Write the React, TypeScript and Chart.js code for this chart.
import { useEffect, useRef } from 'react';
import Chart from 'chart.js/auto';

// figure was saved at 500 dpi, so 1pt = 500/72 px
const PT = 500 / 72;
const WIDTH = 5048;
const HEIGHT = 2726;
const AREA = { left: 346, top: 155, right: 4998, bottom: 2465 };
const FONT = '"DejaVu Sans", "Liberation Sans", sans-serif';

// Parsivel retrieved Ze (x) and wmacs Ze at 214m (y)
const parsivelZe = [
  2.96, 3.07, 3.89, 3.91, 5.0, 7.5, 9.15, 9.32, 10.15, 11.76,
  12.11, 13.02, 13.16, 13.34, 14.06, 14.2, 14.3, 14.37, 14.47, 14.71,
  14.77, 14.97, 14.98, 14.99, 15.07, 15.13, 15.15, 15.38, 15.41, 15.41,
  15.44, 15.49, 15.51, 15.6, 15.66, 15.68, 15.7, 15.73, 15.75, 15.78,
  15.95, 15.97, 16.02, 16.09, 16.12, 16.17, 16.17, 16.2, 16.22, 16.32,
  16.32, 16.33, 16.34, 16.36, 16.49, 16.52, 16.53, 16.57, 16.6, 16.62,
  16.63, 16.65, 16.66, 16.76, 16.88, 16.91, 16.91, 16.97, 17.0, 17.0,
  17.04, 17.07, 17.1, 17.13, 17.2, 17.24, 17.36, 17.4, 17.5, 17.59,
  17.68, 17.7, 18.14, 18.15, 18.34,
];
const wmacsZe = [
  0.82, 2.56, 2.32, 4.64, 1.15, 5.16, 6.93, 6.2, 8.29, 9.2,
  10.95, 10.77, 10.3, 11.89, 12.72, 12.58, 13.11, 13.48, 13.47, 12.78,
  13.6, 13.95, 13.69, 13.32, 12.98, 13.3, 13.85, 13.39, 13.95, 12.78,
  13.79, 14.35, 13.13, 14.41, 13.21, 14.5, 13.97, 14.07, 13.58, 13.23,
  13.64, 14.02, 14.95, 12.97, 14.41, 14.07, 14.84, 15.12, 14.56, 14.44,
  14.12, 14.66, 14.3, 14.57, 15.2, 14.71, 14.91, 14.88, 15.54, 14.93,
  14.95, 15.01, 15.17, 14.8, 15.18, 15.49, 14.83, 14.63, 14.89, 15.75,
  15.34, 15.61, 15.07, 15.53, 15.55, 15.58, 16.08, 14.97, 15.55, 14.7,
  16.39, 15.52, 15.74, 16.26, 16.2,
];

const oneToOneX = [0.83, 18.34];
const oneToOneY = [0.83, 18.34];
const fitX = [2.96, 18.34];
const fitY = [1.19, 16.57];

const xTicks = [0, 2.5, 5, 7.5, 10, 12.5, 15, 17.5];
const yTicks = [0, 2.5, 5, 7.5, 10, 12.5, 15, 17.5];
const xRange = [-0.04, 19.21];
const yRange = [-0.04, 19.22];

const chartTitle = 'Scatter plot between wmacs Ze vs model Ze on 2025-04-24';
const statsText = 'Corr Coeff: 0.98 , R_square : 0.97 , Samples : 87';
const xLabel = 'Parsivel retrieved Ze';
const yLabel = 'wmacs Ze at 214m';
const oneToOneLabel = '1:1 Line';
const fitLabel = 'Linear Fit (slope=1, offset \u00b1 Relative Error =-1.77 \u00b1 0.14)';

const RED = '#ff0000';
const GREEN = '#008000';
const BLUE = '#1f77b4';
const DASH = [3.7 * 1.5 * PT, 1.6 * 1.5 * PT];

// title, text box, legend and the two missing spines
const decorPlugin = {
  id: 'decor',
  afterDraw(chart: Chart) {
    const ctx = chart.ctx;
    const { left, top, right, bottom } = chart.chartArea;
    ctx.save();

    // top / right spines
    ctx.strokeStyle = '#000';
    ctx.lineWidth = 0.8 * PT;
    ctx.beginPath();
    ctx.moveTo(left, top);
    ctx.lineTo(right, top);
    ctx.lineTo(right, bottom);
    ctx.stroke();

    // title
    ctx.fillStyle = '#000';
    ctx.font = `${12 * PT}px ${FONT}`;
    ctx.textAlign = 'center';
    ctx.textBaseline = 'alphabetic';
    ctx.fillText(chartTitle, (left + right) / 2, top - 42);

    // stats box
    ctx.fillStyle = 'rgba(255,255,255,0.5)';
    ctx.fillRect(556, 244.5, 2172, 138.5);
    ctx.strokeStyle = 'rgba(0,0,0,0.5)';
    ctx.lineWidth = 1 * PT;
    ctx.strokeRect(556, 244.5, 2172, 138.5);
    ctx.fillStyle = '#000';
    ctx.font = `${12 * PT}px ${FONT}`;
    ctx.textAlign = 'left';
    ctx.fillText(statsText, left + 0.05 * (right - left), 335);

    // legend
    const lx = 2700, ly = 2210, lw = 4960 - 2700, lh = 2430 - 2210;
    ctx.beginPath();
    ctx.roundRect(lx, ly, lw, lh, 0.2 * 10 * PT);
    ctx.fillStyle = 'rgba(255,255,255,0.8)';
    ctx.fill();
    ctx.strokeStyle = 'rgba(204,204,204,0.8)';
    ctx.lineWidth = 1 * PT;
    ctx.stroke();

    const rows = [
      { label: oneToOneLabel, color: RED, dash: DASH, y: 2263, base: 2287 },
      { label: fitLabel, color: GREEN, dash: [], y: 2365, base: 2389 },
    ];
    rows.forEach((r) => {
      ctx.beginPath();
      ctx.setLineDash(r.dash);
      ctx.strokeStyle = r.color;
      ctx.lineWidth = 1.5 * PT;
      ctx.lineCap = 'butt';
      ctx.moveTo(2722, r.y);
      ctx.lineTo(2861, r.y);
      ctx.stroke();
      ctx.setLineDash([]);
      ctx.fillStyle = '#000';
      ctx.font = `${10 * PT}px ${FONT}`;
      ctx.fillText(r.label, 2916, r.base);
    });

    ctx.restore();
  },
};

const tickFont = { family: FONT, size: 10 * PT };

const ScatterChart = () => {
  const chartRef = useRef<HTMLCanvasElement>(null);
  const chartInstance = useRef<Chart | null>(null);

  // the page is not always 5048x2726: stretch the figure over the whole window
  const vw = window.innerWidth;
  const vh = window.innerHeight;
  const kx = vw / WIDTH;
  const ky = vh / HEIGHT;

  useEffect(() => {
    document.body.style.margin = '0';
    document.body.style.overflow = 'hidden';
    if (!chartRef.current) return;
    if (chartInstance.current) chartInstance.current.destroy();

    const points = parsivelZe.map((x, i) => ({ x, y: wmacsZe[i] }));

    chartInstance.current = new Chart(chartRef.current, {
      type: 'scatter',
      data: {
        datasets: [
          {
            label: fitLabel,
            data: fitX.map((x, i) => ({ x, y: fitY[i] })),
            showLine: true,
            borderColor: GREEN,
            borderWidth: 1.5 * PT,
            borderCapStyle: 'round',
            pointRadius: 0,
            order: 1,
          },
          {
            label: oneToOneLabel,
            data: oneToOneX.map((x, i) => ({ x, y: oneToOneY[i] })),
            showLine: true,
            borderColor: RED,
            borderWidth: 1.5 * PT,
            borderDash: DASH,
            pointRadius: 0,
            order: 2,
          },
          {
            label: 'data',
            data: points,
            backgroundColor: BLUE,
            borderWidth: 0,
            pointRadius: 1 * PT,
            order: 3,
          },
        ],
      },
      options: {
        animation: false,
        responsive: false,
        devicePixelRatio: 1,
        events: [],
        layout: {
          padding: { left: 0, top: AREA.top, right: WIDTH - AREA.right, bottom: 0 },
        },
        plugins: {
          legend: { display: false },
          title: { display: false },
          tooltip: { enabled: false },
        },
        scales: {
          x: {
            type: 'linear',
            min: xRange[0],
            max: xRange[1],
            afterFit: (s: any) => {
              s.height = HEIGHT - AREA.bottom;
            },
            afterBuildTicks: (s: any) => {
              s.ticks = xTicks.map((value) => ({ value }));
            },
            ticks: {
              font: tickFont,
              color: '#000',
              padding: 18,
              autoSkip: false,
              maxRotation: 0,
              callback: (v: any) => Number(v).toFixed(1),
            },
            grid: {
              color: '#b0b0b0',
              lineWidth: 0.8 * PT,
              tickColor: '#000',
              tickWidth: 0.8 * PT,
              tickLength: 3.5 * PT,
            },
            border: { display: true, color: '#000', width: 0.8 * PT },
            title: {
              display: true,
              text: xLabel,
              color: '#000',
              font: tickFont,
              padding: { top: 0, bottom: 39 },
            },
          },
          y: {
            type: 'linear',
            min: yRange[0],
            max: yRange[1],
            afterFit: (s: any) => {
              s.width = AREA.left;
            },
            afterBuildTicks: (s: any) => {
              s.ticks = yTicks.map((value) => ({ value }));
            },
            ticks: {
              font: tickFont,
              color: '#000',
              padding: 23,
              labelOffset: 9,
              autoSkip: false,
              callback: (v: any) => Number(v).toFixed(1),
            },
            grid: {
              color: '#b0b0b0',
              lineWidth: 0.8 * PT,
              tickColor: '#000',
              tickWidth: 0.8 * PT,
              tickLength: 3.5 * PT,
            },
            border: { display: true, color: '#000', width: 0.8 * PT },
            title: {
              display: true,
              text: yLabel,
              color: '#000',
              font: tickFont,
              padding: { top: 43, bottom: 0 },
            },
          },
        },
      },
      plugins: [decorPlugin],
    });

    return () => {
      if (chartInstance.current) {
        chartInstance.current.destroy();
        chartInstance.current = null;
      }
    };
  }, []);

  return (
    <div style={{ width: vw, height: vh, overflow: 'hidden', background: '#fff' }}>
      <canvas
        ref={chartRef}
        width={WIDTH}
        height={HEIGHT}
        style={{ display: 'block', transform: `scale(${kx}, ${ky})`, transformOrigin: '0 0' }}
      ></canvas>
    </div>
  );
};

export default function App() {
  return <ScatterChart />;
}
________________________
WORK REQUIRED:
Exactly as they stand, set down the lines from the top of the data through the line with "const yRange = [-0.04, 19.22];".

EXERCISE OUTPUT:
Write the React, TypeScript and Chart.js code for this chart.
import { useEffect, useRef } from 'react';
import Chart from 'chart.js/auto';

// figure was saved at 500 dpi, so 1pt = 500/72 px
const PT = 500 / 72;
const WIDTH = 5048;
const HEIGHT = 2726;
const AREA = { left: 346, top: 155, right: 4998, bottom: 2465 };
const FONT = '"DejaVu Sans", "Liberation Sans", sans-serif';

// Parsivel retrieved Ze (x) and wmacs Ze at 214m (y)
const parsivelZe = [
  2.96, 3.07, 3.89, 3.91, 5.0, 7.5, 9.15, 9.32, 10.15, 11.76,
  12.11, 13.02, 13.16, 13.34, 14.06, 14.2, 14.3, 14.37, 14.47, 14.71,
  14.77, 14.97, 14.98, 14.99, 15.07, 15.13, 15.15, 15.38, 15.41, 15.41,
  15.44, 15.49, 15.51, 15.6, 15.66, 15.68, 15.7, 15.73, 15.75, 15.78,
  15.95, 15.97, 16.02, 16.09, 16.12, 16.17, 16.17, 16.2, 16.22, 16.32,
  16.32, 16.33, 16.34, 16.36, 16.49, 16.52, 16.53, 16.57, 16.6, 16.62,
  16.63, 16.65, 16.66, 16.76, 16.88, 16.91, 16.91, 16.97, 17.0, 17.0,
  17.04, 17.07, 17.1, 17.13, 17.2, 17.24, 17.36, 17.4, 17.5, 17.59,
  17.68, 17.7, 18.14, 18.15, 18.34,
];
const wmacsZe = [
  0.82, 2.56, 2.32, 4.64, 1.15, 5.16, 6.93, 6.2, 8.29, 9.2,
  10.95, 10.77, 10.3, 11.89, 12.72, 12.58, 13.11, 13.48, 13.47, 12.78,
  13.6, 13.95, 13.69, 13.32, 12.98, 13.3, 13.85, 13.39, 13.95, 12.78,
  13.79, 14.35, 13.13, 14.41, 13.21, 14.5, 13.97, 14.07, 13.58, 13.23,
  13.64, 14.02, 14.95, 12.97, 14.41, 14.07, 14.84, 15.12, 14.56, 14.44,
  14.12, 14.66, 14.3, 14.57, 15.2, 14.71, 14.91, 14.88, 15.54, 14.93,
  14.95, 15.01, 15.17, 14.8, 15.18, 15.49, 14.83, 14.63, 14.89, 15.75,
  15.34, 15.61, 15.07, 15.53, 15.55, 15.58, 16.08, 14.97, 15.55, 14.7,
  16.39, 15.52, 15.74, 16.26, 16.2,
];

const oneToOneX = [0.83, 18.34];
const oneToOneY = [0.83, 18.34];
const fitX = [2.96, 18.34];
const fitY = [1.19, 16.57];

const xTicks = [0, 2.5, 5, 7.5, 10, 12.5, 15, 17.5];
const yTicks = [0, 2.5, 5, 7.5, 10, 12.5, 15, 17.5];
const xRange = [-0.04, 19.21];
const yRange = [-0.04, 19.22];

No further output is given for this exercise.